For the older students in secondary school, it is not as gruelling but the schedule is equally stressful. If they have committed teachers, the average candidate may find themselves with no personal time left since such teachers take up entire evening prep times in addition to newly-created lesson times.

For every candidate student, February is the dreaded month because that is when the Uneb results are released. The ‘good child’ is one who has passed examinations – and with a super first grade if in primary. The ‘excellent child’ is the one who has made it into the newspapers!

That is our narrow way of defining the ‘goodness of a child’ in Uganda!

In the UK, an MP, Jesse Norman, newly appointed to their prime minister’s policy aisory board, recently annoyed head teachers. An Old Etonian (old boy of Eton School), he claims that the reason old students of his school dominate the UK government is because they are groomed for leadership.

He asserts that, “Other schools don’t have the same commitment to public service… ” and that, “… the pupils really do run vast chunks of the school.”

His view is that many schools do other things instead of the important leadership opportunities plus “rhetoric, poetry and public speaking and performance (that) are incredibly important to young people succeeding in life.”

He may have a point! Last week, youths who were collecting signatures on the streets to form an unemployed people’s association were arrested for their efforts. As we await results of the newly-conducted census, it is estimated that we may have about 80 per cent of our youths with no work.

Surely, many of these unemployed youths may have experienced the gruelling PLE plus the stressful O and A-Level examinations. Some may also be graduates!

So, where do we get it wrong? My niece completed university in June, having studied a ‘to-die-for’ popular and ‘expensive’ course! Unfortunately for the entire family, she will have nothing to do with what she has studied. Ironically, her time at university has left her disillusioned!

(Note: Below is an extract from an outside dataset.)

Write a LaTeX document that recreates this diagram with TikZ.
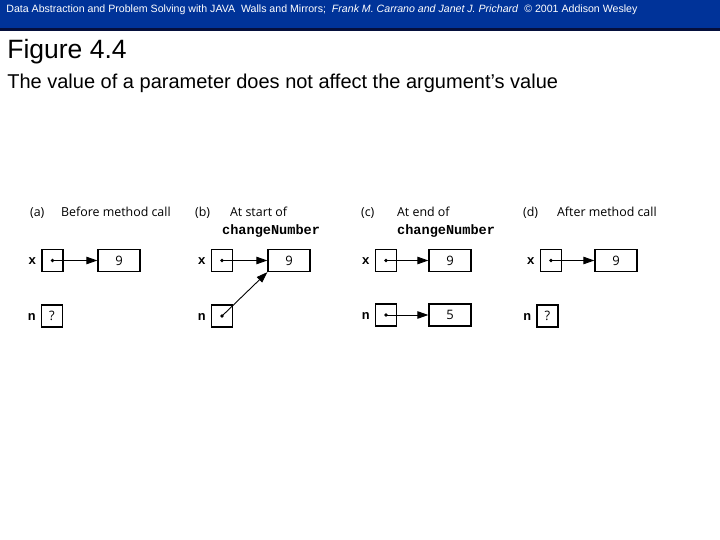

She had great hopes at the beginning of the course but now, at graduation time, none of her peers talks of work. Most want a deal that may land them a car plus other luxuries, and within six weeks of graduation.

On the one hand, we have high-flying graduates who leave university hating their professions and, on the other, we have unemployed youths who also experienced the tough demands of our education system!

Consequently, parents must redefine the good child or student! The ability to pass national examinations, though crucial, should only be one of the requirements but not the end in itself.

As you return your children to school for this final term of the year, demand that they should be able to read, comprehend and engage with complex texts. Insist that they should write an essay recommending what can be done to improve their local society’s livelihood. They should have taken up at least one leadership opportunity by end of term.

Ask if they have addressed a school assembly or led a group community service project. They must also be amiable and considerate of others’ needs. Finally, check that in the 12 weeks your children have spent away from you, they are polite and able to say ‘please’ and ‘thank you’!

Most children who have had the above opportunities will apply themselves to creative and productive projects instead of registering an unemployed people’s association.

The author is one of the founding Kigo Thinkers.